The Girl Of Fire and Thorns by Rae Carson
Publication: September 20, 2011
This book was not what I was expecting. I was really in the mood for a high fantasy and I’d heard tons of people compare this book to Graceling by Kristin Carshore. In my opinion the two were not similar at all. I think my biggest sticking point in this book wasn’t the setting, or the plot but the characters themselves. I just didn’t care about Elisa and not caring about a main character is the kiss of death for a book.
Elisa is a princess and the book begins at her wedding to a distant King whose country is on the brink of war. Elisa describes herself as fat, and throughout the book I think we are meant to believe this is a character flaw. She is not confident in herself, and despite being the bearer of the Godstone a gift that comes about only once every four generations she does not see herself as being worthy or able to do anything. I do not like self deprecating heroines and for the first half of the book Elisa did not take control of her life or strive to be anything but the “fat princess”. It wasn’t until she was force marched across the desert and began losing weight that she thought herself worthy and began to do something with her life. This disappointed me.
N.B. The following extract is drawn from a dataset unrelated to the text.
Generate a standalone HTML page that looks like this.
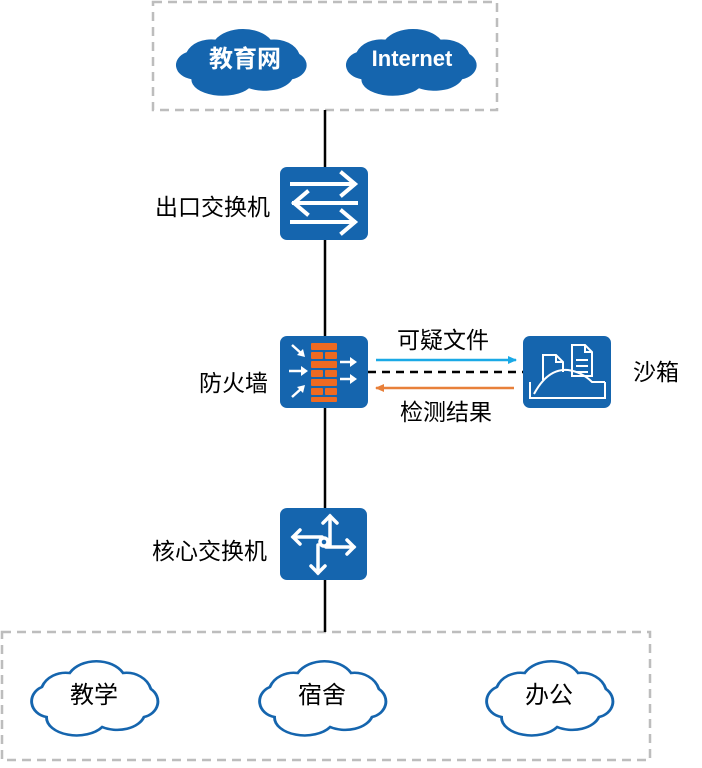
<!DOCTYPE html>
<html><head><meta charset="utf-8"><style>
body{margin:0;background:#fff;width:702px;height:763px;overflow:hidden}
svg text{font-family:"Liberation Sans","Noto Sans CJK SC",sans-serif}
</style></head><body>
<svg width="702" height="763" viewBox="0 0 702 763" xmlns="http://www.w3.org/2000/svg">
<defs>
<path id="cl" d="M22 58 A16 16 0 0 1 18 28 A22 22 0 0 1 42 14 A26 22 0 0 1 88 14 A22 22 0 0 1 112 30 A16 16 0 0 1 106 58 A24 18 0 0 1 70 68 A26 18 0 0 1 22 58 Z"/>
<marker id="ab" markerWidth="10" markerHeight="10" refX="8" refY="4" orient="auto" markerUnits="userSpaceOnUse"><path d="M0 0 L9 4 L0 8 Z" fill="#1aa9e6"/></marker>
<marker id="ao" markerWidth="10" markerHeight="10" refX="8" refY="4" orient="auto" markerUnits="userSpaceOnUse"><path d="M0 0 L9 4 L0 8 Z" fill="#e8803a"/></marker>
</defs>
<rect x="153" y="2" width="344" height="108" fill="none" stroke="#bdbdbd" stroke-width="2.5" stroke-dasharray="9,6"/>
<rect x="2" y="632" width="648" height="128" fill="none" stroke="#bdbdbd" stroke-width="2.5" stroke-dasharray="9,6"/>
<line x1="325" y1="110" x2="325" y2="632" stroke="#000" stroke-width="2.5"/>
<!-- top clouds -->
<use href="#cl" transform="translate(165,27) scale(1.2,0.9)" fill="#1565ae"/>
<use href="#cl" transform="translate(335,27) scale(1.2,0.9)" fill="#1565ae"/>
<text x="245" y="67" font-size="24" font-weight="bold" fill="#fff" text-anchor="middle">教育网</text>
<text x="412" y="66" font-size="22" font-weight="bold" fill="#fff" text-anchor="middle">Internet</text>
<!-- exit switch -->
<rect x="280" y="167" width="88" height="73" rx="7" fill="#1565ae"/>
<g stroke="#fff" stroke-width="4" fill="none" stroke-linecap="square">
<line x1="292" y1="184" x2="354" y2="184"/><path d="M342 173 L355 184 L342 195"/>
<line x1="294" y1="203" x2="356" y2="203"/><path d="M307 192 L294 203 L307 214"/>
<line x1="292" y1="222" x2="354" y2="222"/><path d="M342 211 L355 222 L342 233"/>
</g>
<text x="270" y="215" font-size="23" text-anchor="end">出口交换机</text>
<!-- firewall -->
<rect x="280" y="336" width="88" height="72" rx="7" fill="#1565ae"/>
<g fill="#ee6a22">
<rect x="311" y="343" width="26" height="7" rx="1"/><rect x="311" y="352" width="12" height="7" rx="1"/><rect x="325" y="352" width="12" height="7" rx="1"/>
<rect x="311" y="361" width="26" height="7" rx="1"/><rect x="311" y="370" width="12" height="7" rx="1"/><rect x="325" y="370" width="12" height="7" rx="1"/>
<rect x="311" y="379" width="26" height="7" rx="1"/><rect x="311" y="388" width="12" height="7" rx="1"/><rect x="325" y="388" width="12" height="7" rx="1"/>
<rect x="311" y="397" width="26" height="5" rx="1"/>
</g>
<g stroke="#fff" stroke-width="2.5" fill="#fff">
<line x1="292" y1="345" x2="302" y2="354"/><line x1="289" y1="371" x2="303" y2="371"/><line x1="292" y1="397" x2="302" y2="388"/>
<line x1="340" y1="362" x2="352" y2="362"/><line x1="340" y1="379" x2="352" y2="379"/>
</g>
<g fill="#fff"><path d="M305 357 L297 355 L303 349Z"/><path d="M308 371 L301 366 L301 376Z"/><path d="M305 385 L297 387 L303 393Z"/><path d="M357 362 L350 357 L350 367Z"/><path d="M357 379 L350 374 L350 384Z"/></g>
<text x="268" y="391" font-size="23" text-anchor="end">防火墙</text>
<!-- arrows -->
<line x1="376" y1="360" x2="516" y2="360" stroke="#1aa9e6" stroke-width="2.5" marker-end="url(#ab)"/>
<line x1="368" y1="372" x2="523" y2="372" stroke="#000" stroke-width="2.5" stroke-dasharray="8,6"/>
<line x1="514" y1="388" x2="376" y2="388" stroke="#e8803a" stroke-width="2.5" marker-end="url(#ao)"/>
<text x="443" y="348" font-size="23" text-anchor="middle">可疑文件</text>
<text x="446" y="420" font-size="23" text-anchor="middle">检测结果</text>
<!-- sandbox -->
<rect x="523" y="336" width="88" height="72" rx="7" fill="#1565ae"/>
<g stroke="#fff" stroke-width="2" fill="none">
<path d="M543 380 L543 355 L556 355 L563 362 L563 372"/><path d="M556 355 L556 362 L563 362"/>
<path d="M572 376 L572 345 L585 345 L592 352 L592 376 Z"/><path d="M585 345 L585 352 L592 352"/>
<line x1="576" y1="360" x2="588" y2="360"/><line x1="576" y1="366" x2="588" y2="366"/><line x1="576" y1="372" x2="588" y2="372"/>
<path d="M530 382 L530 398 L605 398 L605 382"/>
<path d="M534 394 Q548 368 568 370 Q582 372 592 382 L605 382"/>
</g>
<text x="633" y="380" font-size="23">沙箱</text>
<!-- core switch -->
<rect x="280" y="508" width="87" height="72" rx="7" fill="#1565ae"/>
<g stroke="#fff" stroke-width="3.5" fill="none" stroke-linecap="round">
<line x1="330" y1="516" x2="330" y2="545"/><path d="M323 523 L330 516 L337 523"/>
<line x1="293" y1="537" x2="322" y2="537"/><path d="M300 530 L293 537 L300 544"/>
<line x1="326" y1="547" x2="354" y2="547"/><path d="M347 540 L354 547 L347 554"/>
<line x1="318" y1="545" x2="318" y2="573"/><path d="M311 566 L318 573 L325 566"/>
<circle cx="324" cy="542" r="4"/>
</g>
<text x="267" y="559" font-size="23" text-anchor="end">核心交换机</text>
<!-- bottom clouds -->
<use href="#cl" transform="translate(21,659) scale(1.16,1)" fill="#fff" stroke="#1565ae" stroke-width="2.5"/>
<use href="#cl" transform="translate(249,659) scale(1.16,1)" fill="#fff" stroke="#1565ae" stroke-width="2.5"/>
<use href="#cl" transform="translate(476,659) scale(1.16,1)" fill="#fff" stroke="#1565ae" stroke-width="2.5"/>
<text x="94" y="703" font-size="24" text-anchor="middle">教学</text>
<text x="322" y="703" font-size="24" text-anchor="middle">宿舍</text>
<text x="549" y="703" font-size="24" text-anchor="middle">办公</text>
</svg>
</body></html>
I wanted Elisa to be confident in herself regardless of her size, the fact that she couldn’t be secure in herself left a bad taste in my mouth the rest of the novel.
I also had a hard time relating to the other characters in the novel. Elisa is so quick to accept her captivity and those that are responsible for it. I thought this was incredibly unrealistic, eor she had the quickest form of Stockholm syndrome ever recorded? Either way she was quick to forgive these characters but I wasn’t. I wanted her to grow a backbone, learn to say no, and fight for her own path.
I also wish someone would have warned me about all the religious undertones and themes in this book. I am not a very religious person and so the inclusion of religion needs to be tastefully done for me to appreciate it in the story. Glamorous Illusion by Lisa T. Bergren was an example of a novel with religious themes that was very well done and I enjoyed. In The Girl of Fire and Thorns there was just too much religion not enough plot. I felt that everything mystical was explained by praying even the Godstone was activated by praying really *extra* hard.
Overall, this just wasn’t the book for me. I wanted so much to enjoy it but there were just too many little things that bothered me for me to really love this novel and I have no plans to pick up the sequel.